Usman Hayat, for the CFA Institute has written a provocative paper about the relationship between socially responsible investing on the one hand and Islamic finance on the other.
His bottom line is that “emerging trends may enable financial services to develop products that satisfy criteria of both approaches.”
In an introduction to the paper, William Tohme, the CFA’s senior regional head for the Middle East and North Africa, says each approach, taken at “face value,” is quite different. Islamic finance focuses on avoiding riba and excessive gharar (contractual interest and the sale of risk, respectively). SRI, on the other hand, is driven by social, environmental, and governance issues, such as affect screening, asset revaluation, and portfolio management. Diving deep, one sees that there are continued areas of divergence along with the convergence.
In the main body of the report, Hayat lists six methods commonly used to advance SRI across asset classes: exclusionary screening; best-in-class selection; active ownership; thematic investing; impact investing; and ESG integration. Hayat defines impact as investing aimed at generating and measuring social and environmental changes through feedback loops and the communication of performance. He writes “investors with credible impact investing processes use shared industry terms, conventions, and indicators.” ESG integration refers to “the systematic and explicit inclusion of ESG risks and opportunities.” It doesn’t require peer group benchmarking or any ex ante criteria for inclusion or exclusion.
Exclusionary Screens
Islamic finance, like SRI, employs some exclusionary screening. Like SRI, too, the nature of the screening can evolve over time. For example the exclusion of tobacco investments, is “not directly associated with a prohibition in the primary sources of Islam,” in the way that alcohol is. Nonetheless, tobacco has come to be excluded in modern Islamic finance as evidence has made it clear that the habit is destructive of health.

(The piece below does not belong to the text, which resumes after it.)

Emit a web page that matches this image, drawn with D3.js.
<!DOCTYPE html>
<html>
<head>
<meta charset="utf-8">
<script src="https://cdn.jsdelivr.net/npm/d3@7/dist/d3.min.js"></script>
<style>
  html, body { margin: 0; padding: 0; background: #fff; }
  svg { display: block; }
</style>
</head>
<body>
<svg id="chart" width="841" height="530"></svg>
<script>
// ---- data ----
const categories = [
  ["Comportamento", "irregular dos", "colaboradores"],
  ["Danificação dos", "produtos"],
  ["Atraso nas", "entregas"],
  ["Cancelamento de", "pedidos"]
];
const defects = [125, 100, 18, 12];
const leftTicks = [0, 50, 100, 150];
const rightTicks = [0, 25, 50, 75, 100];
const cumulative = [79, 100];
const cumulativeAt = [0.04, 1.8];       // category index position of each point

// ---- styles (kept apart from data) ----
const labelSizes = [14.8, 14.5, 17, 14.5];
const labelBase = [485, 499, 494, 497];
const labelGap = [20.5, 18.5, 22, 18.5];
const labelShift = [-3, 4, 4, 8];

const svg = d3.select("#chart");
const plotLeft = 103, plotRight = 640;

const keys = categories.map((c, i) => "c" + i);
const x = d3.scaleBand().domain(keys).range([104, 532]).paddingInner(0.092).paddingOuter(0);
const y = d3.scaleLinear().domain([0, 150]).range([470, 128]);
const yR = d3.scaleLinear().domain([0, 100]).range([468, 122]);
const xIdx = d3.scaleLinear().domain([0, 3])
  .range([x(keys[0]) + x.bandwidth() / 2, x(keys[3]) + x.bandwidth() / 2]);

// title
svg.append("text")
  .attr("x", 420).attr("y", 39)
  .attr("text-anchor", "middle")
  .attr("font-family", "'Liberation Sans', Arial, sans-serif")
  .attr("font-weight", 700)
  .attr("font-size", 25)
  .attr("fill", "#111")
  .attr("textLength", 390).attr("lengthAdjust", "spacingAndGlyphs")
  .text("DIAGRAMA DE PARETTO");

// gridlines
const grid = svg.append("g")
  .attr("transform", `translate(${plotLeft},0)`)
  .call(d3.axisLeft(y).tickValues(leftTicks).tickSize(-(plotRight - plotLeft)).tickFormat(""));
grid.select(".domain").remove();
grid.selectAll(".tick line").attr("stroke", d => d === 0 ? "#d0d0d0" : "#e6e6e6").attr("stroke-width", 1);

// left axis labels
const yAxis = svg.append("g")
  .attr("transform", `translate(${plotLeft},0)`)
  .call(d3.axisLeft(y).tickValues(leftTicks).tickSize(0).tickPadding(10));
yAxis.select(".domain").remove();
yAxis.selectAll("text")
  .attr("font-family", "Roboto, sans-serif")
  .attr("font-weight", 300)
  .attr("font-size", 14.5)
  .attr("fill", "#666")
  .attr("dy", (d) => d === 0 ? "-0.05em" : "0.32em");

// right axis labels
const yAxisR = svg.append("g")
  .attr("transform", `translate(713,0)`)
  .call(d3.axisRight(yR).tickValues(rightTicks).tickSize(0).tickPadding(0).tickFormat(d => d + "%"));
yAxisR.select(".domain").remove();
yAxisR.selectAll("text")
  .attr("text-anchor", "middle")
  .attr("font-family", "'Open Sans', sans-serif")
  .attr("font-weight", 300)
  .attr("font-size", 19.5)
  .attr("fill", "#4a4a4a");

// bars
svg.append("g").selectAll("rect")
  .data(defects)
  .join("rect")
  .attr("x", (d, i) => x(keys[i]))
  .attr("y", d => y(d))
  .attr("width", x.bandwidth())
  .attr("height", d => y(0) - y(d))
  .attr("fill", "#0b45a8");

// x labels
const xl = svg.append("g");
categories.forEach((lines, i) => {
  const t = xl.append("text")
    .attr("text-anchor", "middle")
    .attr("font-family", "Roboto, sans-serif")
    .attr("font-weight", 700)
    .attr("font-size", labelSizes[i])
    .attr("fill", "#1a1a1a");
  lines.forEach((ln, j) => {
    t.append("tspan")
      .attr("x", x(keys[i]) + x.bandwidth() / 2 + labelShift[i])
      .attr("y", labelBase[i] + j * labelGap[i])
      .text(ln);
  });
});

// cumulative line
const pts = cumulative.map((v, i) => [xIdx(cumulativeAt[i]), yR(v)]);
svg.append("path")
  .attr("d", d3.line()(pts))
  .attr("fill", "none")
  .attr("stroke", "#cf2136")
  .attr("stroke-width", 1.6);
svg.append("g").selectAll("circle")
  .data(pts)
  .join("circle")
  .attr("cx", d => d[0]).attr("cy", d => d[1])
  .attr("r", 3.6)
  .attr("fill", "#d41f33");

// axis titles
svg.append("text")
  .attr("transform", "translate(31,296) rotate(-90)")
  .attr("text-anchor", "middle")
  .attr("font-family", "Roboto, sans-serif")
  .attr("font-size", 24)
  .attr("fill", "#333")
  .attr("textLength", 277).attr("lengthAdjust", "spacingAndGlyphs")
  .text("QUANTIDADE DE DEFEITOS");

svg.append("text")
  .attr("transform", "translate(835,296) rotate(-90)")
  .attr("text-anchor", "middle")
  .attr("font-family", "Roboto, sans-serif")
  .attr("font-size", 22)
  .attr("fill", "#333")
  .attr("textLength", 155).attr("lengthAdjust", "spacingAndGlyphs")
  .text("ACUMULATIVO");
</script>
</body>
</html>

More broadly, Hayat cites a recent report from Refinitiv, which says that there is a direct correlation between Shariah compliance and higher ESG scores. ESG scores for Shariah-compliant companies were 3% higher on governance matters than the broader population of investable companies studied; 7% higher on social issues; and 7.3% higher on environmental matters.
Perhaps ESG and Shariah, despite their different origins, have this positive correlation because they both end up picking out the better performing (non-financial) companies. Five years ago, a meta-study by the University of Oxford and Arabesque Partners looked at 200 studies about the degree to which, and the direction in which, SRI/ESG practices affect performance. It found that 80% of the studies of the matter find that the former positively influences the latter.
Hayat doesn’t find anything quite so positive to say about Shariah-related performance. There are non-negative things to say, though. Ten years ago, for example, an IMF study found that “when comparing conventional and Islamic banks and controlling for other bank and country characteristics, there are few significant differences in business orientation, efficiency, asset quality, or stability.”
A 2018 meta-study, which looked at 81 articles about mutual fund, equity, and sukuk performance, found mixed results. Sukuk is neither reliably more nor reliably less valuable that the non-Islamic investing approaches in the scope of those studies.
Similar Challenges
The two approaches (SRI and Islamic) certainly face similar challenges. Islamic funds are often accused, for example, of putting legal formalities above the underlying economic realities. “They are okay with interest so long as it is not called ‘interest’” is a refrain. Likewise, SRI funds are often accused of greenwashing not-so-green entities in order to justify their investments. Hayat sees these challenges as arising out of the inherent conflict of authenticity and scale. Such issues won’t go away.
In the end, though, both approaches can work, and they can work in conjunction, by way of funds designed to satisfy both sets of criteria. As Hayat writes, “A systematic and substantive consideration of ESG issues in Islamic finance is likely to enhance its value proposition and strengthen its bridge with SRI investing.”